Abstract
Absence of inversion symmetry is the underlying origin of ferroelectricity, piezoelectricity, and the bulk photovoltaic (BPV) effect, as a result of which they are inextricably linked. However, till now, only the piezoelectric effects (inverse) have been commonly utilized for probing ferroelectric characteristics such as domain arrangements and resultant polarization orientation. The bulk photovoltaic effect, despite sharing same relation with the symmetry as piezoelectricity, has been mostly perceived as an outcome of ferroelectricity and not as a possible analytical method. In this work, we investigate the development of BPV characteristics, i.e. amplitude and angular dependency of short-circuit current, as the ferroelastic domain arrangement is varied by applying electric fields in planar devices of BiFeO3 films. A rather sensitive co-dependency was observed from measurements on sample with ordered and disordered domain arrangements. Analysis of the photovoltaic response manifested in a mathematical model to estimate the proportion of switched and un-switched regions. The results unravel the potential utility of BPV effect to trace the orientation of the polarization vectors (direction and amplitude) in areas much larger than that can be accommodated in probe-based techniques.
Highlights
The observation of the photovoltaic (PV) effect in BiFeO3 (BFO) has revitalized interests in the field of photo-ferroics, i.e. in the interplay between ferroic orders and photo-electronic characteristics
The origin of the PV effect in such scenarios has been found to be susceptible to the ferroelectric-electrode interface, and to the overall conduction of the gap[1]

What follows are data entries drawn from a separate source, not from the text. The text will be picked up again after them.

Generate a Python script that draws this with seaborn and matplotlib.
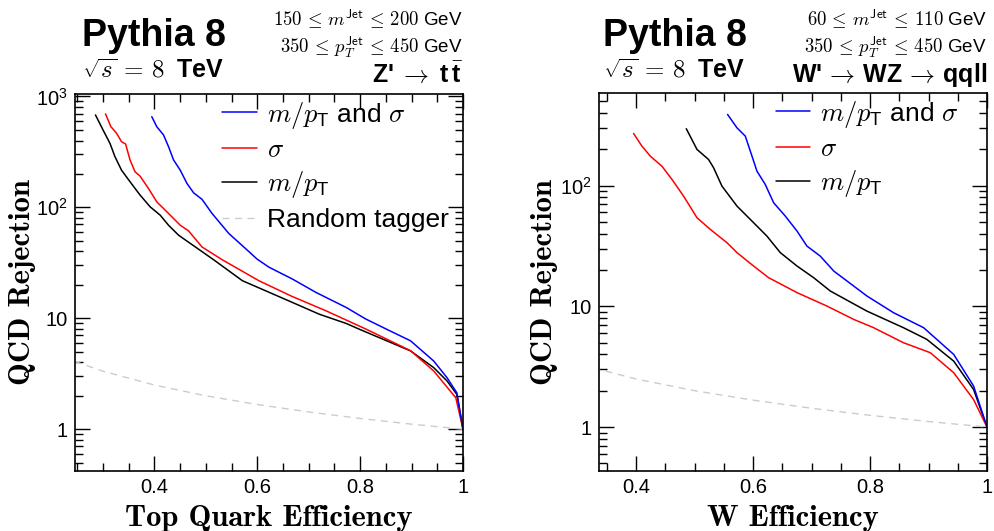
import numpy as np
import pandas as pd
import matplotlib
matplotlib.use("Agg")
import matplotlib.pyplot as plt
import seaborn as sns
from matplotlib.ticker import FixedLocator, MultipleLocator, LogLocator, FuncFormatter, NullFormatter

# ---------------- data ----------------
# Left panel: Z' -> t tbar (Top Quark Efficiency)
top_eff_mpt = [0.2853, 0.300, 0.3134, 0.3232, 0.336, 0.3525, 0.372, 0.3916, 0.4111, 0.4274, 0.447,
               0.4796, 0.515, 0.571, 0.616, 0.668, 0.720, 0.773, 0.798, 0.898, 0.943, 0.969,
               0.988, 1.0]
top_rej_mpt = [680, 498, 378, 286, 216, 170, 129, 101, 85, 68.9, 56,
               43.9, 33.7, 21.8, 17.7, 13.9, 10.9, 8.97, 7.98, 5.08, 3.59, 2.72,
               2.06, 1.0]
top_eff_sig = [0.3048, 0.3153, 0.3263, 0.336, 0.3439, 0.3525, 0.3622, 0.372, 0.3883, 0.4045,
               0.4274, 0.4502, 0.4665, 0.4925, 0.5316, 0.603, 0.668, 0.733, 0.811, 0.898,
               0.943, 0.986, 1.0]
top_rej_sig = [695, 533, 465, 390, 372, 267, 209, 191, 148, 112,
               88, 68.9, 61.2, 43.9, 33.7, 21.8, 15.7, 11.7, 8.0, 5.1,
               3.35, 1.92, 1.0]
top_eff_both = [0.3948, 0.4045, 0.4176, 0.4274, 0.4372, 0.4502, 0.4632, 0.4762, 0.4925, 0.512,
                0.5447, 0.5773, 0.600, 0.623, 0.668, 0.714, 0.773, 0.811, 0.851, 0.898,
                0.943, 0.969, 0.988, 1.0]
top_rej_both = [656, 533, 449, 352, 267, 216, 164, 135, 118, 88,
                58, 42.4, 34.0, 28.8, 22.6, 17.1, 12.5, 9.84, 7.98, 6.26,
                4.12, 2.91, 2.13, 1.0]

# Right panel: W' -> WZ -> qqll (W Efficiency)
w_eff_sig = [0.3954, 0.4097, 0.424, 0.444, 0.461, 0.481, 0.5039, 0.5266, 0.5552, 0.5723,
             0.6007, 0.6264, 0.675, 0.726, 0.772, 0.806, 0.857, 0.903, 0.943, 0.977, 1.0]
w_rej_sig = [271, 213, 176, 145, 113, 82, 54.3, 43.5, 33.7, 27.9,
             21.6, 17.3, 13.0, 10.07, 7.8, 6.66, 5.0, 4.13, 2.82, 1.69, 1.0]
w_eff_mpt = [0.4856, 0.5039, 0.5237, 0.5323, 0.5466, 0.5723, 0.6007, 0.6236, 0.6464, 0.675,
             0.7034, 0.732, 0.7945, 0.857, 0.897, 0.943, 0.977, 1.0]
w_rej_mpt = [297, 200, 165, 141, 99.3, 67.8, 49.4, 38.2, 27.9, 21.6,
             17.3, 13.4, 9.14, 6.66, 5.33, 3.52, 2.05, 1.0]
w_eff_both = [0.5562, 0.5723, 0.5865, 0.598, 0.6065, 0.6207, 0.635, 0.655, 0.675, 0.692,
              0.7148, 0.738, 0.7945, 0.84, 0.8915, 0.943, 0.977, 1.0]
w_rej_both = [390, 302, 258, 176, 132, 102.5, 72.3, 56, 42.1, 31.6,
              26.1, 19.6, 12.2, 8.87, 6.66, 4.0, 2.19, 1.0]

# Random tagger reference line
rand_eff = [0.245, 0.3, 0.4, 0.5, 0.6, 0.7, 0.8, 0.9, 1.0]
rand_rej = [4.08, 3.33, 2.5, 2.0, 1.67, 1.43, 1.25, 1.11, 1.0]

x_ticks = [0.4, 0.6, 0.8, 1.0]
x_tick_labels = ["0.4", "0.6", "0.8", "1"]

lab_both = r"$m/p_{\mathsf{T}}$ and $\sigma$"
lab_sig = r"$\sigma$"
lab_mpt = r"$m/p_{\mathsf{T}}$"
lab_rand = "Random tagger"

# ---------------- style ----------------
sns.set_style("ticks")
plt.rcParams["font.family"] = ["Liberation Sans", "DejaVu Sans"]
plt.rcParams["mathtext.fontset"] = "custom"
plt.rcParams["mathtext.rm"] = "cmr10"
plt.rcParams["mathtext.it"] = "cmmi10"
plt.rcParams["mathtext.bf"] = "Liberation Sans:bold"
plt.rcParams["mathtext.sf"] = "Liberation Sans"
plt.rcParams["mathtext.fallback"] = "cm"
for k in ["text.color", "axes.labelcolor", "xtick.color", "ytick.color", "axes.edgecolor"]:
    plt.rcParams[k] = "black"

W, H = 995, 531
fig = plt.figure(figsize=(W / 100, H / 100), dpi=100)


def ax_rect(l, t, r, b):
    return [l / W, 1 - b / H, (r - l) / W, (b - t) / H]


axL = fig.add_axes(ax_rect(75, 94, 463, 471))
axR = fig.add_axes(ax_rect(599, 93, 987, 471))

BLUE, RED, BLACK, GREY = "#0000ff", "#ff0000", "#000000", "#cccccc"
LW = 1.1


def draw(ax, series, show_random_label):
    df_r = pd.DataFrame({"eff": rand_eff, "rej": rand_rej})
    sns.lineplot(data=df_r, x="eff", y="rej", ax=ax, color=GREY, lw=1.0,
                 linestyle=(0, (5, 4)), sort=False, estimator=None)
    handles = {}
    for eff, rej, col, lab in series:
        df = pd.DataFrame({"eff": eff, "rej": rej})
        sns.lineplot(data=df, x="eff", y="rej", ax=ax, color=col, lw=LW,
                     sort=False, estimator=None)
        handles[lab] = ax.get_lines()[-1]
    hl = [handles[lab_both], handles[lab_sig], handles[lab_mpt]]
    ll = [lab_both, lab_sig, lab_mpt]
    if show_random_label:
        hl.append(ax.get_lines()[0])
        ll.append(lab_rand)
    return hl, ll


def style(ax, xlim, ylim, ymajor, xlabel, ylab_x):
    ax.set_yscale("log")
    ax.set_xlim(*xlim)
    ax.set_ylim(*ylim)
    ax.xaxis.set_major_locator(FixedLocator(x_ticks))
    ax.set_xticklabels(x_tick_labels)
    ax.xaxis.set_minor_locator(MultipleLocator(0.05))
    ax.yaxis.set_major_locator(FixedLocator(ymajor))

    def yfmt(v, pos):
        e = int(round(np.log10(v)))
        if e == 0:
            return "1"
        if e == 1:
            return "10"
        return r"$\mathsf{10^{%d}}$" % e

    ax.yaxis.set_major_formatter(FuncFormatter(yfmt))
    ax.yaxis.set_minor_locator(LogLocator(base=10, subs=np.arange(2, 10), numticks=20))
    ax.yaxis.set_minor_formatter(NullFormatter())
    ax.tick_params(which="both", direction="in", top=True, right=True, width=1.0,
                   color="black", labelsize=14.5)
    ax.tick_params(which="major", length=11, pad=5)
    ax.tick_params(which="minor", length=5.5)
    for s in ax.spines.values():
        s.set_linewidth(1.2)
        s.set_color("black")
    ax.set_xlabel(xlabel, fontsize=22, family="cmb10", va="top")
    ax.set_ylabel("QCD Rejection", fontsize=22, family="cmb10")
    ax.xaxis.set_label_coords(0.5, -0.09)
    ax.yaxis.set_label_coords(ylab_x, 0.5)


hL, lL = draw(axL, [(top_eff_mpt, top_rej_mpt, BLACK, lab_mpt),
                    (top_eff_sig, top_rej_sig, RED, lab_sig),
                    (top_eff_both, top_rej_both, BLUE, lab_both)], True)
hR, lR = draw(axR, [(w_eff_mpt, w_rej_mpt, BLACK, lab_mpt),
                    (w_eff_sig, w_rej_sig, RED, lab_sig),
                    (w_eff_both, w_rej_both, BLUE, lab_both)], False)

style(axL, (0.2455, 1.0), (0.42, 1050), [1, 10, 100, 1000], "Top Quark Efficiency", -0.1)
style(axR, (0.3363, 1.0), (0.432, 587), [1, 10, 100], "W Efficiency", -0.105)

legkw = dict(frameon=False, fontsize=19, handlelength=1.3, handletextpad=0.38,
             labelspacing=0.28, borderpad=0, borderaxespad=0, loc="upper left")
axL.legend(hL, lL, bbox_to_anchor=(0.38, 0.985), **legkw)
axR.legend(hR, lR, bbox_to_anchor=(0.455, 0.985), **legkw)


def ftext(px, py, s, **kw):
    fig.text(px / W, 1 - py / H, s, va="baseline", **kw)


for (l, r, m1, m2, proc) in [
    (82, 463, r"$150\,\leq\,m^{\mathsf{Jet}}\,\leq\,200$ GeV",
     r"$350\,\leq\,p_{T}^{\mathsf{Jet}}\,\leq\,450$ GeV",
     r"Z'$\;\rightarrow\;$t$\,\bar{\mathbf{t}}$"),
    (603, 987, r"$60\,\leq\,m^{\mathsf{Jet}}\,\leq\,110$ GeV",
     r"$350\,\leq\,p_{T}^{\mathsf{Jet}}\,\leq\,450$ GeV",
     r"W'$\,\rightarrow\,$WZ$\,\rightarrow\,$qqll"),
]:
    ftext(l, 46, "Pythia 8", fontsize=27, fontweight="bold")
    ftext(l, 78, r"$\sqrt{s}\,=\,8\;$ TeV", fontsize=18, fontweight="bold", math_fontfamily="cm")
    ftext(r, 26, m1, fontsize=13.5, ha="right", math_fontfamily="cm")
    ftext(r, 53, m2, fontsize=13.5, ha="right", math_fontfamily="cm")
    ftext(r, 82, proc, fontsize=18, fontweight="bold", ha="right")

fig.savefig("out.png", dpi=100)
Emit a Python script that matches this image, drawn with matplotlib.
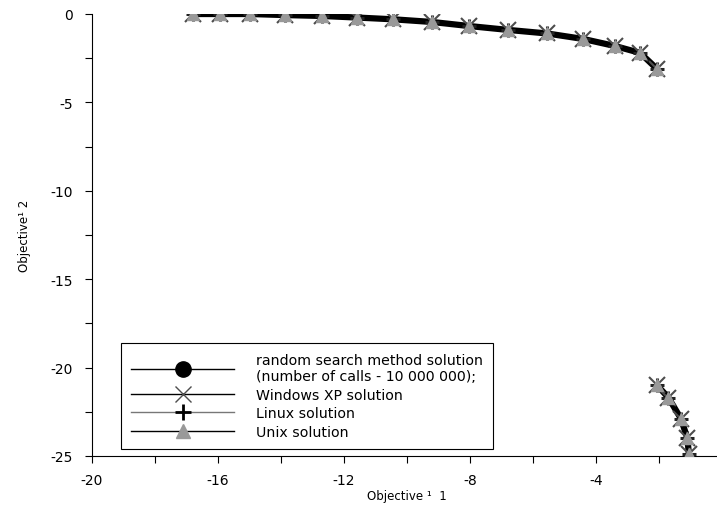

The planar geometries used in this work allowed us to focus on the Isc originating from the bulk photovoltaic (BPV) effect, which is evident from the angular-dependent characteristics
Summary
The observation of the photovoltaic (PV) effect in BiFeO3 (BFO) has revitalized interests in the field of photo-ferroics, i.e. in the interplay between ferroic orders and photo-electronic characteristics. For certain applications, mere knowledge about the sign of polarization is not sufficient, and information about the orientation is desired This is true for planar devices wherein the electric fields are applied in-plane. Recent discovery pertaining to electric field control of sykrmions in bi-layered heterostructures will motivate further research in such devices[11] In all of these scenarios, knowledge about the in-plane polarization in terms of magnitude and orientation is necessary. The emitted light wave can be resolved to extract information about the polarization state, and distinguish between ordered and disordered domain configurations[12,13] Another consequence of the absence of inversion symmetry is the generation of shift photocurrents under appropriate illumination[14].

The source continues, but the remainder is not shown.